Blanca Portillo como Don Juan Tenorio (Teatro Pavón, 2014).

Blanca Portillo como Don Juan Tenorio (Teatro Pavón, 2014).

¡Qué diría Zorrilla de esta lectura…!

Por lo tanto, desde esta perspectiva, el dramaturgo, ante un espectáculo teatral, se convierte en uno de los emisores más –todo lo importante que se quiera– y junto al director, actores y otros emisores de diversa índole (vestuario, escenografía, luminotecnia, maquillaje –los 14 signos de Kowzan–, constituyen un conjunto que da como resultado el espectáculo teatral. Porque el teatro, al levarse a las tablas, es un arte diferente del literario. Los dramaturgos, a su sitio también.

 

Debate…

He aquí dos posturas que, como es obvio, no son compartidas por todos. Los más tradicionales, se aferran a que el autor de los textos ha de ser la cúspide intocable del hecho espectacular, aplicándoles a quienes rompan con sus apuestas la acepción que se le da en derecho penal al término de autor, según el Diccionario de la RAE: “persona que comete el delito, o fuerza o induce directamente a otros a ejecutarlo, o coopera a la ejecución por un acto sin el cual no se habría ejecutado”.

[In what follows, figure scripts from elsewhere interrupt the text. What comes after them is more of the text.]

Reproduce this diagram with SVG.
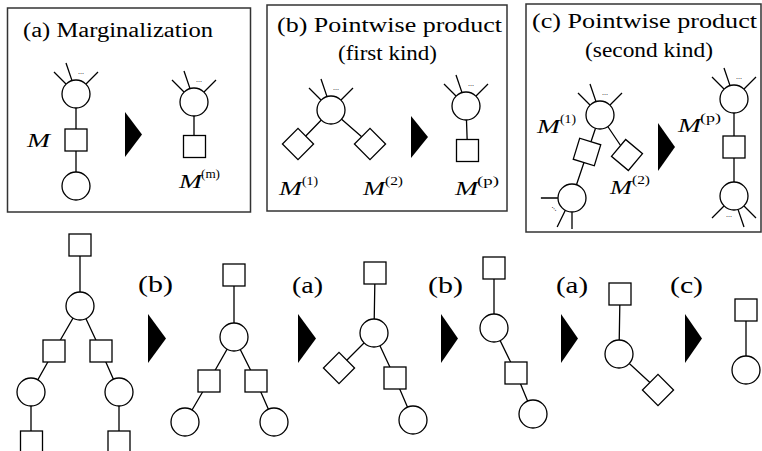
<svg xmlns="http://www.w3.org/2000/svg" xmlns:xlink="http://www.w3.org/1999/xlink" width="762" height="451" viewBox="0 0 762 451">
<style>
.box{fill:none;stroke:#333;stroke-width:1.5}
.ln{stroke:#000;stroke-width:1.3;fill:none}
.sh{fill:#fff;stroke:#000;stroke-width:1.3}
.tri{fill:#000}
text{font-family:'Liberation Serif','Noto Serif','DejaVu Serif',serif;fill:#000}
.t{font-size:20px}
.lb{font-size:23px}
.m{font-size:19px;font-style:italic}
.sp{font-size:13px}
.dots{font-size:8px}
</style>
<defs>
<g id="spk">
<path class="ln" d="M-10,-10 L-22,-22 M-4,-13.4 L-10,-31 M10,-10 L22,-22"/>
<text class="dots" x="2" y="-20">...</text>
</g>
<rect id="sq" x="-11" y="-11" width="22" height="22" class="sh"/>
<circle id="cir" r="14" class="sh"/>
</defs>

<g id="panel-a">
<rect class="box" x="7.5" y="8" width="243" height="204"/>
<text class="t" x="23" y="37" textLength="190" lengthAdjust="spacingAndGlyphs">(a) Marginalization</text>
</g>
<g id="panel-b">
<rect class="box" x="267" y="5" width="240" height="206"/>
<text class="t" x="277" y="32" textLength="225" lengthAdjust="spacingAndGlyphs">(b) Pointwise product</text>
<text class="t" x="338" y="60" textLength="99" lengthAdjust="spacingAndGlyphs">(first kind)</text>
</g>
<g id="panel-c">
<rect class="box" x="526" y="4" width="235" height="228"/>
<text class="t" x="532" y="28" textLength="225" lengthAdjust="spacingAndGlyphs">(c) Pointwise product</text>
<text class="t" x="585" y="57" textLength="128" lengthAdjust="spacingAndGlyphs">(second kind)</text>
</g>

<g id="connectors" class="ln">
<path d="M76,94 L76,186 M194,102 L194,146"/>
<path d="M331,110 L298,144 M331,110 L370,144 M466,106 L467.5,150"/>
<path d="M600,115 L572,198 M600,115 L627,155 M734,99 L734,196"/>
<path d="M80,245 L80,306 L54,351 L31,392 L31,445 M80,306 L101,351 L119,392 L119,445"/>
<path d="M234,275 L234,337 L209,381 L185,422 M234,337 L256,381 L274,422"/>
<path d="M375,273 L374,333 L339,368 M374,333 L395,378 L413,420"/>
<path d="M494,268 L494,328 L516,373 L533,414"/>
<path d="M620,294 L619,354 L658,390"/>
<path d="M746,310 L746,370"/>
</g>

<g id="arrows">
<polygon class="tri" points="125,112 142,134.5 125,157"/>
<polygon class="tri" points="411,116 428,137 411,158"/>
<polygon class="tri" points="658,123 675,147 658,171"/>
<polygon class="tri" points="148,314 166,338.5 148,363"/>
<polygon class="tri" points="298,314 316,338.5 298,363"/>
<polygon class="tri" points="441,314 458,338.5 441,363"/>
<polygon class="tri" points="561,314 578,338.5 561,363"/>
<polygon class="tri" points="685,314 702,338.5 685,363"/>
</g>

<g id="a-left">
<use xlink:href="#spk" transform="translate(76,94)"/>
<use xlink:href="#cir" x="76" y="94"/>
<use xlink:href="#sq" x="76" y="140"/>
<use xlink:href="#cir" x="76" y="186"/>
<text class="m" x="27" y="147" textLength="23" lengthAdjust="spacingAndGlyphs">M</text>
</g>
<g id="a-right">
<use xlink:href="#spk" transform="translate(194,102)"/>
<use xlink:href="#cir" x="194" y="102"/>
<use xlink:href="#sq" x="194.5" y="146.5"/>
<text class="m" x="179" y="188" textLength="23" lengthAdjust="spacingAndGlyphs">M</text>
<text class="sp" x="201" y="178" textLength="19" lengthAdjust="spacingAndGlyphs">(m)</text>
</g>

<g id="b-left">
<use xlink:href="#spk" transform="translate(331,110)"/>
<use xlink:href="#cir" x="331" y="110"/>
<use xlink:href="#sq" transform="translate(298,144) rotate(45)"/>
<use xlink:href="#sq" transform="translate(370,144) rotate(45)"/>
<text class="m" x="279" y="195" textLength="23" lengthAdjust="spacingAndGlyphs">M</text>
<text class="sp" x="302" y="185" textLength="16" lengthAdjust="spacingAndGlyphs">(1)</text>
<text class="m" x="363" y="195" textLength="22" lengthAdjust="spacingAndGlyphs">M</text>
<text class="sp" x="385" y="185" textLength="18" lengthAdjust="spacingAndGlyphs">(2)</text>
</g>
<g id="b-right">
<use xlink:href="#spk" transform="translate(466,106)"/>
<use xlink:href="#cir" x="466" y="106"/>
<use xlink:href="#sq" x="467.5" y="150.5"/>
<text class="m" x="455" y="195" textLength="23" lengthAdjust="spacingAndGlyphs">M</text>
<text class="sp" x="477" y="185" textLength="22" lengthAdjust="spacingAndGlyphs">(p)</text>
</g>

<g id="c-left">
<use xlink:href="#spk" transform="translate(600,115)"/>
<use xlink:href="#spk" transform="translate(572,198) rotate(-135)"/>
<use xlink:href="#cir" x="600" y="115"/>
<use xlink:href="#sq" transform="translate(587,152) rotate(17)"/>
<use xlink:href="#sq" transform="translate(627,155) rotate(40)"/>
<use xlink:href="#cir" x="572" y="198"/>
<text class="m" x="537" y="133" textLength="23" lengthAdjust="spacingAndGlyphs">M</text>
<text class="sp" x="560" y="123" textLength="16" lengthAdjust="spacingAndGlyphs">(1)</text>
<text class="m" x="610" y="194" textLength="22" lengthAdjust="spacingAndGlyphs">M</text>
<text class="sp" x="632" y="184" textLength="18" lengthAdjust="spacingAndGlyphs">(2)</text>
</g>
<g id="c-right">
<use xlink:href="#spk" transform="translate(734,99)"/>
<use xlink:href="#spk" transform="translate(734,196) rotate(180)"/>
<use xlink:href="#cir" x="734" y="99"/>
<use xlink:href="#sq" x="734" y="147"/>
<use xlink:href="#cir" x="734" y="196"/>
<text class="m" x="678" y="132" textLength="23" lengthAdjust="spacingAndGlyphs">M</text>
<text class="sp" x="700" y="122" textLength="21" lengthAdjust="spacingAndGlyphs">(p)</text>
</g>

<g id="tree1">
<use xlink:href="#sq" x="80" y="245"/>
<use xlink:href="#cir" x="80" y="306"/>
<use xlink:href="#sq" x="54" y="351"/>
<use xlink:href="#sq" x="101" y="351"/>
<use xlink:href="#cir" x="31" y="392"/>
<use xlink:href="#cir" x="119" y="392"/>
<use xlink:href="#sq" x="31.5" y="442"/>
<use xlink:href="#sq" x="119" y="442"/>
</g>
<text class="lb" x="138" y="292" textLength="35" lengthAdjust="spacingAndGlyphs">(b)</text>
<g id="tree2">
<use xlink:href="#sq" x="234" y="275"/>
<use xlink:href="#cir" x="234" y="337"/>
<use xlink:href="#sq" x="209" y="381"/>
<use xlink:href="#sq" x="256" y="381"/>
<use xlink:href="#cir" x="185" y="422"/>
<use xlink:href="#cir" x="274" y="422"/>
</g>
<text class="lb" x="292" y="293" textLength="31" lengthAdjust="spacingAndGlyphs">(a)</text>
<g id="tree3">
<use xlink:href="#sq" x="375" y="273"/>
<use xlink:href="#cir" x="374" y="333"/>
<use xlink:href="#sq" transform="translate(339,368) rotate(45)"/>
<use xlink:href="#sq" x="395" y="378"/>
<use xlink:href="#cir" x="413" y="420"/>
</g>
<text class="lb" x="428" y="293" textLength="35" lengthAdjust="spacingAndGlyphs">(b)</text>
<g id="tree4">
<use xlink:href="#sq" x="494" y="268"/>
<use xlink:href="#cir" x="494" y="328"/>
<use xlink:href="#sq" x="516" y="373"/>
<use xlink:href="#cir" x="533" y="414"/>
</g>
<text class="lb" x="556" y="293" textLength="32" lengthAdjust="spacingAndGlyphs">(a)</text>
<g id="tree5">
<use xlink:href="#sq" x="620" y="294"/>
<use xlink:href="#cir" x="619" y="354"/>
<use xlink:href="#sq" transform="translate(658,390) rotate(45)"/>
</g>
<text class="lb" x="670" y="293" textLength="33" lengthAdjust="spacingAndGlyphs">(c)</text>
<g id="tree6">
<use xlink:href="#sq" x="746" y="310"/>
<use xlink:href="#cir" x="746" y="370"/>
</g>
</svg>
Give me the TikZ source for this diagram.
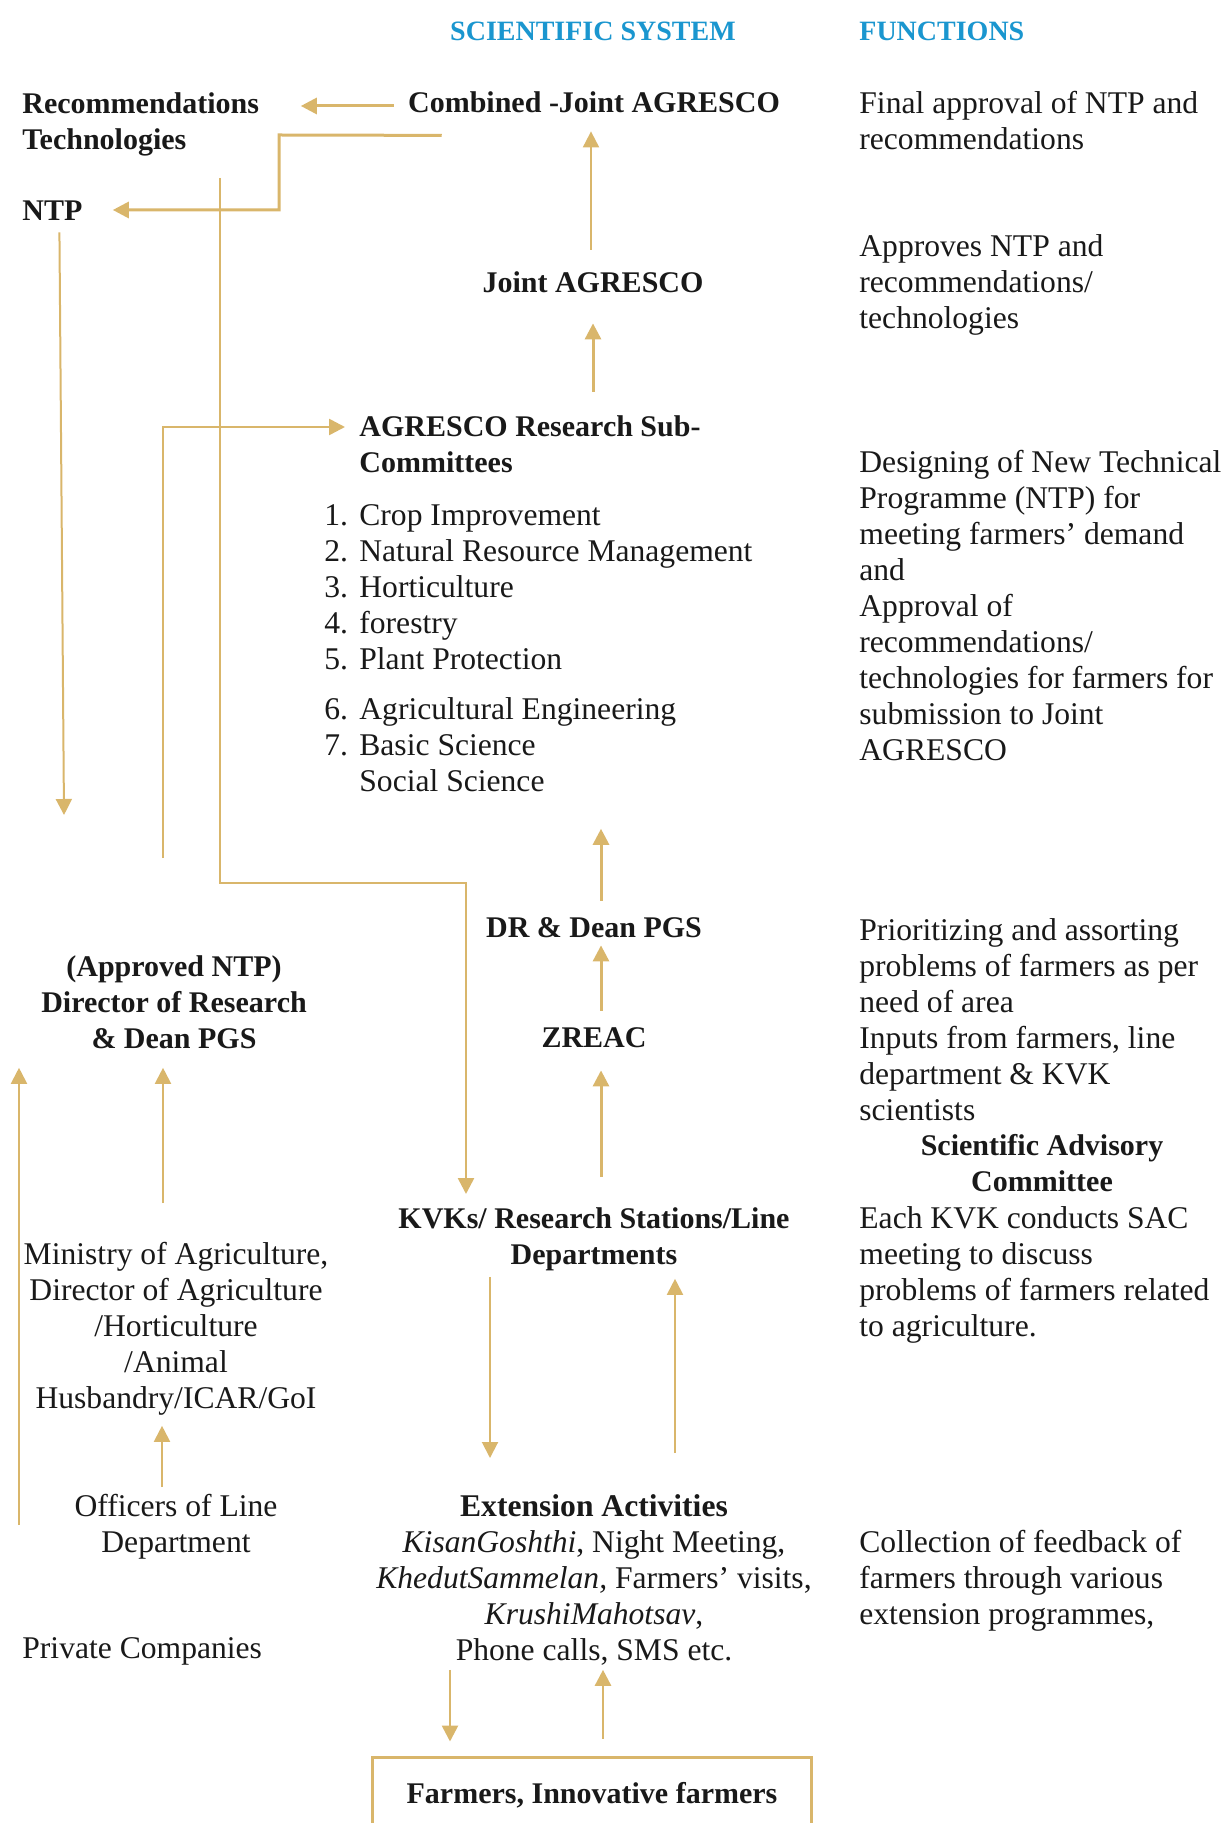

Los más innovadores, entre los que cuento, siguiendo los dicterios de los estudios semióticos, por ejemplo, consideran que el autor con sus textos encaja muy bien en el ámbito de la literatura, pero cuando su obra pasa a escenificarse su labor se une a la de otros autores (especialmente al de los directores) sin declarar la guerra a ninguno de ellos. Como las puestas en escena y, sobre todo, las formas de interpretación teatral han ido variando mucho en estos últimos años, el verdadero rey del teatro, el público de hoy, en general, por lo que respecta a la figura del autor, alejándose de espectáculos más o menos arqueológicos –hecho que la ortodoxia critica duramente–, admite cada vez más que los textos literarios teatrales generen propuestas nuevas y arriesgadas, no solo en vestuario, escenografía y otros elementos escénicos, sino también en ámbitos de mayor calado.

Por ello, el debate sigue. Pero el dramaturgo, a su(s) sitio(s). Los dramaturgos, en su lugar.